The dollar will strengthen to $1.28 per euro and 110 yen by the end of 2014, according to median analyst forecasts in compiled by Bloomberg. The U.S. currency rose 0.1 percent to $1.3387 per euro and 0.5 percent to 99.70 yen as of 4:59 p.m. in Tokyo from yesterday. It reached 99.73 yen today, the most since Sept. 13, and $1.3296 per euro on Nov. 7, the strongest level since Sept. 16.
The dollar has rallied 1.5 percent since Nov. 6 against a basket of developed-market currencies tracked by Bloomberg Correlation-Weighted Indexes as reports showed an unexpected acceleration in U.S. economic growth and job creation.
Derrick predicts the Fed will begin tapering its $85 billion of monthly debt purchases at the central bank’s March 18-19 meeting, matching the median estimate of economists surveyed by Bloomberg on Nov. 8.
He expects policy makers to refrain from raising the federal funds rate target from near zero until “well into 2015.” Traders see 21 percent odds the Fed will increase the benchmark to 0.5 percent or more by January 2015, based on data compiled by Bloomberg from futures contracts on Nov. 11.
The euro will remain resilient, buoyed by central bank buying, even as European Central Bank President Mario Draghi hinted at further policy easing after an unexpected interest rate cut last week, according to Derrick.
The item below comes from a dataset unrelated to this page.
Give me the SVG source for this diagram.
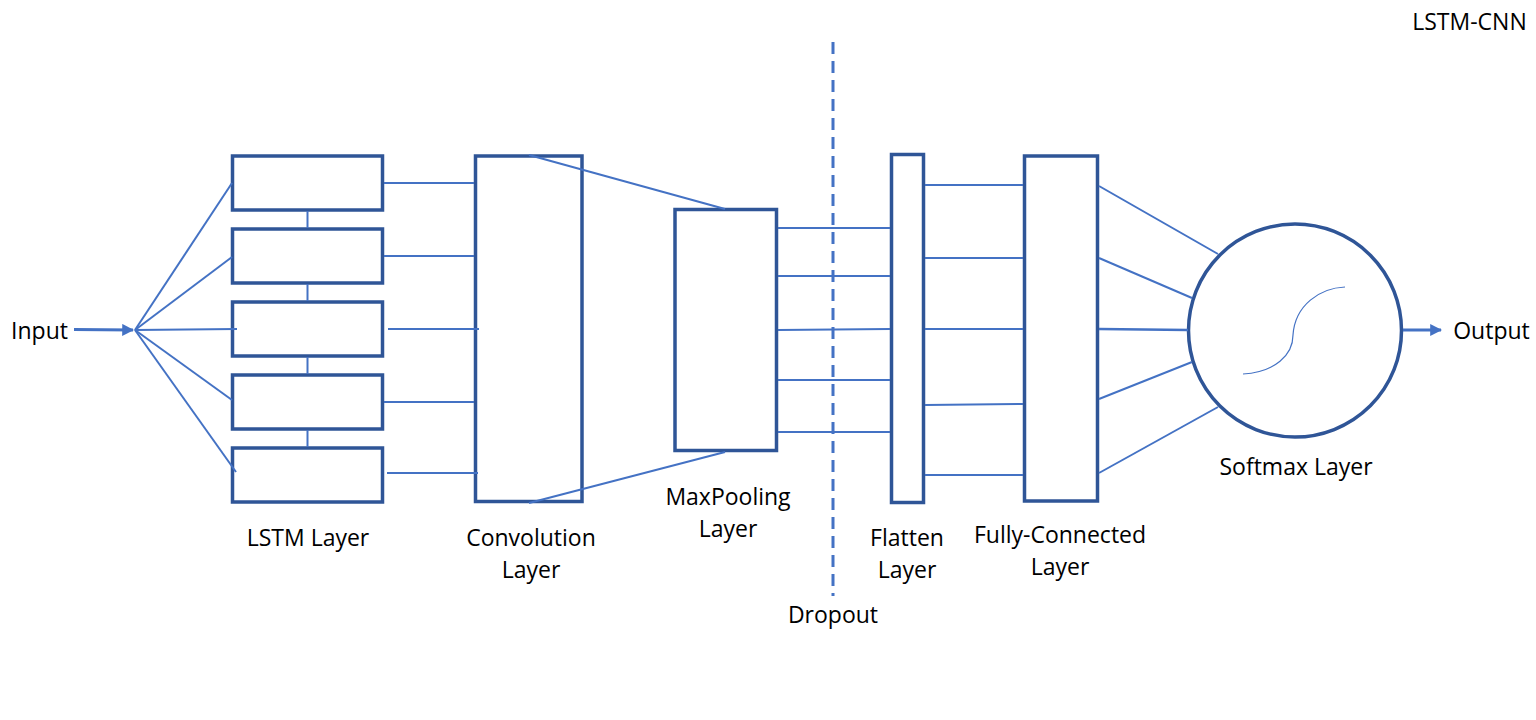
<svg xmlns="http://www.w3.org/2000/svg" width="1536" height="720" viewBox="0 0 1536 720">
<defs>
<style>
.box{fill:#fff;stroke:#2F5597;stroke-width:3.5}
.ln{stroke:#4472C4;stroke-width:2;fill:none}
.thick{stroke:#4472C4;stroke-width:3;fill:none}
.t{font-family:"Open Sans","Noto Sans","Liberation Sans",sans-serif;font-size:23px;fill:#000;text-anchor:middle}
</style>
<marker id="ah" viewBox="0 0 10 10" refX="9" refY="5" markerWidth="4" markerHeight="4" orient="auto" markerUnits="strokeWidth">
<path d="M0,0 L10,5 L0,10 z" fill="#4472C4"/>
</marker>
</defs>
<rect width="1536" height="720" fill="#fff"/>
<g id="lstm">
<rect class="box" x="232.5" y="156" width="150" height="54"/>
<rect class="box" x="232.5" y="229" width="150" height="54"/>
<rect class="box" x="232.5" y="302" width="150" height="54"/>
<rect class="box" x="232.5" y="375" width="150" height="54"/>
<rect class="box" x="232.5" y="448" width="150" height="54"/>
<text class="t" x="308" y="546">LSTM Layer</text>
</g>
<g id="conv">
<rect class="box" x="475.5" y="156" width="106.5" height="345.5"/>
<text class="t" x="531" y="546">Convolution</text>
<text class="t" x="531" y="578">Layer</text>
</g>
<g id="maxpool">
<rect class="box" x="675" y="209.5" width="101.5" height="241"/>
<text class="t" x="728" y="505">MaxPooling</text>
<text class="t" x="728" y="537">Layer</text>
</g>
<g id="flatten">
<rect class="box" x="891.5" y="154.5" width="32" height="348"/>
<text class="t" x="907" y="546">Flatten</text>
<text class="t" x="907" y="578">Layer</text>
</g>
<g id="fc">
<rect class="box" x="1024.5" y="156" width="73" height="345"/>
<text class="t" x="1060" y="543">Fully-Connected</text>
<text class="t" x="1060" y="575">Layer</text>
</g>
<g id="softmax">
<circle class="box" cx="1295" cy="330.5" r="106.5"/>
<path d="M1243,374 C1275,372 1293,355 1293,335 C1295,305 1320,288 1345,287" stroke="#4472C4" stroke-width="1.2" fill="none"/>
<text class="t" x="1296" y="475">Softmax Layer</text>
</g>
<g id="io">
<text class="t" x="39.5" y="339">Input</text>
<text class="t" x="1491.5" y="339">Output</text>
<text class="t" x="833" y="623">Dropout</text>
<text class="t" x="1469.5" y="30">LSTM-CNN</text>
</g>
<g id="connectors">
<line class="thick" x1="74" y1="329.5" x2="133" y2="330" marker-end="url(#ah)"/>
<line class="ln" x1="135" y1="330" x2="232" y2="183"/>
<line class="ln" x1="135" y1="330" x2="232" y2="257"/>
<line class="ln" x1="135" y1="330" x2="237" y2="329"/>
<line class="ln" x1="135" y1="330" x2="232" y2="400"/>
<line class="ln" x1="135" y1="330" x2="236" y2="472"/>
<line class="ln" x1="307.5" y1="211" x2="307.5" y2="228"/>
<line class="ln" x1="307.5" y1="284" x2="307.5" y2="301"/>
<line class="ln" x1="307.5" y1="357" x2="307.5" y2="374"/>
<line class="ln" x1="307.5" y1="430" x2="307.5" y2="447"/>
<line class="ln" x1="384" y1="183" x2="474" y2="183"/>
<line class="ln" x1="384" y1="256" x2="474" y2="256"/>
<line class="ln" x1="388" y1="329" x2="479" y2="329"/>
<line class="ln" x1="384" y1="402" x2="474" y2="402"/>
<line class="ln" x1="387" y1="473" x2="478" y2="473"/>
<line class="ln" x1="529" y1="155" x2="725" y2="209"/>
<line class="ln" x1="529" y1="503" x2="725" y2="452"/>
<line class="ln" x1="778" y1="228" x2="890" y2="228"/>
<line class="ln" x1="778" y1="276" x2="890" y2="276"/>
<line class="ln" x1="778" y1="330" x2="890" y2="329"/>
<line class="ln" x1="778" y1="380" x2="890" y2="380"/>
<line class="ln" x1="778" y1="432" x2="890" y2="432"/>
<line class="ln" x1="925" y1="185" x2="1023" y2="185"/>
<line class="ln" x1="925" y1="258" x2="1023" y2="258"/>
<line class="ln" x1="925" y1="329" x2="1023" y2="329"/>
<line class="ln" x1="925" y1="405" x2="1023" y2="404"/>
<line class="ln" x1="925" y1="475" x2="1023" y2="475"/>
<line class="ln" x1="1099" y1="186" x2="1218" y2="254"/>
<line class="ln" x1="1099" y1="258" x2="1192" y2="298"/>
<line class="thick" x1="1099" y1="329" x2="1188" y2="330" style="stroke-width:2.5"/>
<line class="ln" x1="1099" y1="399" x2="1192" y2="362"/>
<line class="ln" x1="1099" y1="473" x2="1218" y2="407"/>
<line class="thick" x1="1403" y1="330" x2="1441" y2="330" marker-end="url(#ah)"/>
<line x1="833" y1="42" x2="833" y2="596" stroke="#4472C4" stroke-width="3" stroke-dasharray="12,7"/>
</g>
</svg>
“The euro still represents the largest alternative reserve currency to the dollar,” he said. “The existential risk to the euro, I think, is no longer there.”
Japan’s currency has also failed to sustain declines beyond 100 per dollar this year following a 20 percent drop in the past 12 months that is the worst among major currencies.
The Bank of Japan is trying to encourage investors to shift money into riskier assets, including those overseas, by holding down interest rates with monthly purchases of more than 7 trillion yen ($70.2 billion) of government bonds. Ministry of Finance data shows that exodus of capital has yet to materialize.
“In the absence of domestic money pushing overseas, I’m cautious about looking for a massive weaking of the yen for now,” Derrick said. “If anything, I think the surprise to this market could be a sudden strengthening.”